It was a poetic coincidence that the week the Labour party made its defiant last stand in Brighton, the newspapers reported a story that sums up precisely why this country so urgently needs another government. The case of the two policewomen who have been ordered by Ofsted to stop their sensible, reciprocal babysitting arrangement, under the terms of the 2006 Childcare Act, shows just how damaging Labour’s addiction to risk-averse legislation can be.
In this case, it has turned neighbours into vindictive sneaks — the WPCs’ babysitting deal was said to have been reported by an anonymous local with a personal grudge; and it has dissuaded two diligent mothers not just from working, but (they said) from having more children as well. Worst of all, the two young girls, the children this act purports to protect, are now less happy and less well-cared-for by strangers in a nursery.

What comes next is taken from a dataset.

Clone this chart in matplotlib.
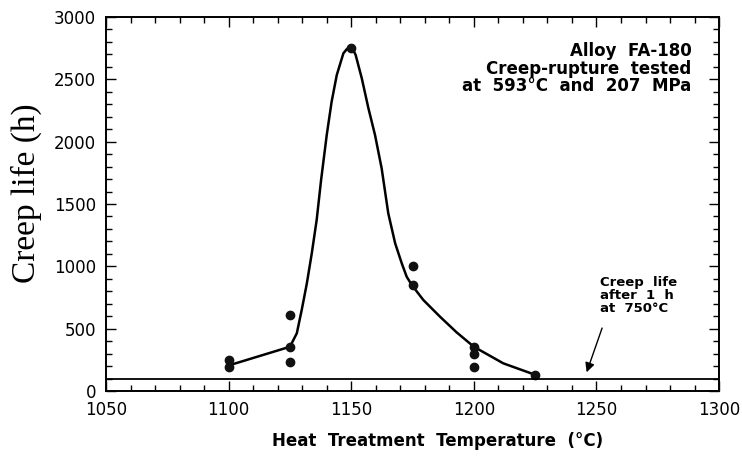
import numpy as np
import matplotlib.pyplot as plt
from matplotlib.ticker import MultipleLocator

# measured creep lives (h)
temp_pts = [1100, 1100, 1125, 1125, 1125, 1150, 1175, 1175, 1200, 1200, 1200, 1225]
life_pts = [245, 195, 610, 355, 235, 2750, 1000, 850, 355, 297, 195, 130]

# hand-drawn trend curve
curve_t = [1100, 1125, 1127.8, 1129.8, 1131.9, 1133.9, 1135.9, 1137.7, 1140.0,
           1142.0, 1144.1, 1146.8, 1148.3, 1149.6, 1150.8, 1151.8, 1154.3, 1157.0,
           1159.7, 1162.4, 1165.1, 1167.9, 1170.6, 1172.6, 1174.7, 1179.4, 1186.2,
           1193, 1200, 1212, 1225]
curve_v = [205, 355, 463, 650, 864, 1104, 1372, 1692, 2053,
           2321, 2535, 2709, 2745, 2752, 2738, 2695, 2508, 2268,
           2053, 1786, 1425, 1185, 1024, 917, 850, 730, 596,
           470, 355, 222, 130]

ref_life = 100  # creep life after 1 h at 750 C

plt.rcParams['font.family'] = ['DejaVu Sans']

fig = plt.figure(figsize=(7.42, 4.57), dpi=100)
ax = fig.add_axes([0.1429, 0.1444, 0.8262, 0.8184])

ax.plot(curve_t, curve_v, color='black', lw=1.8, solid_joinstyle='round')
ax.plot(temp_pts, life_pts, 'o', color='#111111', ms=6)
ax.axhline(ref_life, color='black', lw=1.3)

ax.set_xlim(1050, 1300)
ax.set_ylim(0, 3000)
ax.xaxis.set_major_locator(MultipleLocator(50))
ax.xaxis.set_minor_locator(MultipleLocator(10))
ax.yaxis.set_major_locator(MultipleLocator(500))
ax.yaxis.set_minor_locator(MultipleLocator(100))
ax.tick_params(which='both', direction='in', top=True, right=True, width=1)
ax.tick_params(which='major', length=7, labelsize=12, pad=7)
ax.tick_params(which='minor', length=4)
for s in ax.spines.values():
    s.set_linewidth(1.4)

ax.set_ylabel('Creep life (h)', family='Liberation Serif', fontsize=24)
ax.yaxis.set_label_coords(-0.105, 0.53)
ax.set_xlabel('Heat  Treatment  Temperature  (°C)', fontsize=12, fontweight='bold')
ax.xaxis.set_label_coords(0.54, -0.11)

ax.text(0.955, 0.932, 'Alloy  FA-180\nCreep-rupture  tested\nat  593°C  and  207  MPa',
        transform=ax.transAxes, ha='right', va='top', fontsize=12,
        fontweight='bold', linespacing=0.95)

ax.text(1251.5, 925, 'Creep  life\nafter  1  h\nat  750°C', fontsize=9.5,
        fontweight='bold', ha='left', va='top', linespacing=1.0)
ax.annotate('', xy=(1246, 150), xytext=(1252.3, 505),
            arrowprops=dict(arrowstyle='-|>', color='black', lw=1.0,
                            shrinkA=0, shrinkB=0, mutation_scale=14))

fig.savefig('out.png', dpi=100)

Ofsted defends the Childcare Act by pointing out that not everybody has to check in with them to be a babysitter. Close relatives are exempt, it says. The tragic irony of this is that in the vast majority of cases — think of poor Baby P or Shannon Matthews — children are abused by exactly those family members Ofsted lets off the hook.
Perhaps the real reason for Ofsted’s insistence on the letter of the law is that in not registering themselves as child-minders, WPCs Jarrett and Shepherd avoided paying the watchdog an annual fee of £103. After all, how can a nanny state be expected to survive if its citizens insist on growing up and doing things for themselves?